Tom Turner Portrait of Jesus - Painting our Picture of Christ
Julie Z. Lee
The portrait of Jesus has always alluded us; the pictures we do have of what the Messiah may have looked like have been mere speculation. There have been legends of a document written by Pontius Pilate in 1514, describing Jesus as a blue eyed sheperd with a head of cascading curls; the ancient Greek assumed that the Jewish carpenter resembled Apollo; and still more radical ideas hint that Jesus may have been mishapen.
History reveals our inability to accurately describe Jesus, so who, today, would be as bold as to paint a picture of Christ?
Certainly, not Tom Turner, an associate professor of art at Pacific Union College. Well, at least not without some convincing.
Last fall, Mic Thurber, pastor of PUC Church, decided to present a series of sermons that painted a picture of Christ. He used the analogy that Jesus’s life was the brushstroke of God, painting a picture of Himself on the canvas of life and history.

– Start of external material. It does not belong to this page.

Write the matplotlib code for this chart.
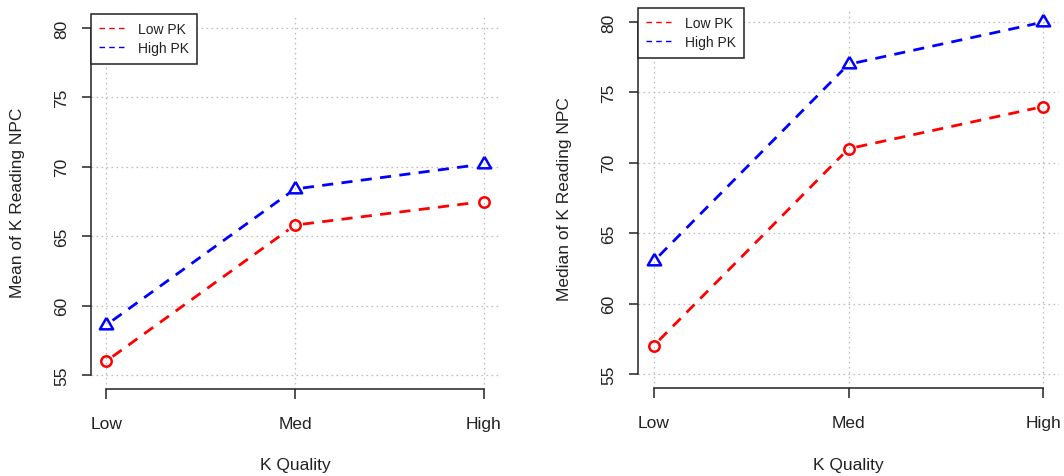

“What I wanted to do was pull from the Gospel of John the kinds of things that would illustrate who God is as pictured in Jesus,” says Pastor Thurber. “I simply picked different places in John with an eye towards what this might reveal about God.”
Selecting a different theme for the upcoming seven weeks, Pastor Thurber put together a composite of Jesus through stories. Then, he had the idea of asking someone to paint a portrait of Jesus during the sermons.
Pastor Thurber approached Tom, who teaches photography but also has a master’s degree in painting. Tom was reluctant.
“Every artist has a different image of God,” says Tom. “I had a hard time imagining one portrait that would best reflect Him.”
Tom suggested a siloheutte instead, which wouldn’t be as definitive. Pastor Thurber turned down the idea—he wanted a portrait. After a couple weeks to mull it over, Tom came up with the idea of creating a composite portrait of Christ by using different models for each facial feature such as the eyes, nose, and mouth. It was a project he had done before, so he felt comfortable with the concept. Pastor Thurber and Tom finally agreed on a watercolor composite of Christ as he is revealed in different people.
On Sabbath morning, Tom set up his makeshift studio at the front of the church and selected a different person from the congregation for the week’s model. He was careful to make the best possible use of variety in ethnic background, ages, and gender.
The congregation had mixed reactions at first, since Pastor Thurber didn’t offer much explanation for Tom’s presence. Early on, they found the painting a distraction.
“People told my wife that they were really enjoying the service,” says Tom. “But ‘we don’t know what in the world your husband is doing.’ It wasn’t until around the third sabbath that people understood what was happening.”
By the time the series and the painting neared completion, people were eager to get copies of the final result.
“People kept telling me how they enjoyed watching Christ develop on paper,” says Pastor Thurber. “Everyone broke into applause when it was finished. He did a masterful job.”
There’s no telling whether the painting will be recorded in history as yet the most accurate painting of Christ. One thing’s for sure, the congregation will recognize a bit more of Christ in each other.
Note: This is an archived article and does not necessarily represent current issues at Pacific Union College.